The deluge of stories came almost one month after investigative journalist Seymour Hersh published a report that said President Biden ordered the attack on the natural gas pipelines, which connect Russia to Germany. The New York Times report only mentioned Hersh’s report to say US officials denied its allegations.

Since The New York Times reported on the pipeline sabotage, articles reinforcing the narrative have appeared in the German newspaper Die Zeit, The Washington Post, The Wall Street Journal, The Times of London, and many other outlets.

Piecing the stories together, the general narrative is that a group of private individuals with ties to Ukraine, but not the government, carried out the attack using a yacht owned by a Ukrainian.

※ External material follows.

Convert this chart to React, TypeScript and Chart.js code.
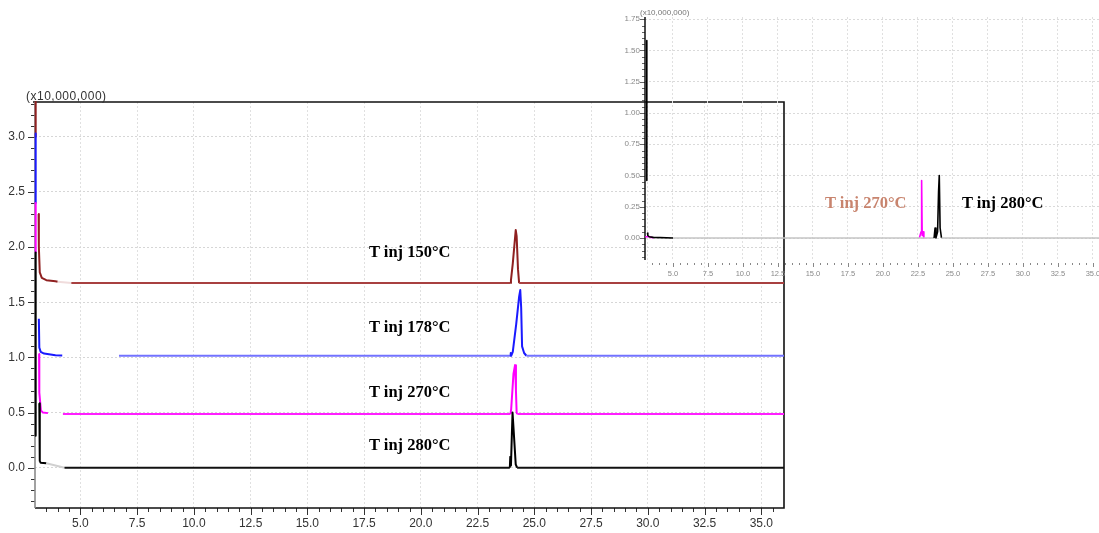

Before these new allegations, the theory among Western investigators was that the sabotage was likely carried out by state actors due to the amount of explosives and sophisticated operations that would be required to plant them.

Hersh’s report said US Navy divers planted explosives on the pipelines during NATO exercises in the Baltic Sea in June 2022. It said Norway cooperated with the US, and a Norwegian Navy P8 surveillance plane dropped a sonar buoy that detonated the explosives on September 26, 2022.

Even without Hersh’s report, the US is a prime suspect since it had the motive to destroy the pipelines. The US had for years tried to block the construction of Nord Stream 2, and President Biden threatened to “bring an end” to the pipeline if Russia invaded Ukraine. After the blasts, Secretary of State Antony Blinken called it a “tremendous opportunity” to get Europe off Russian gas.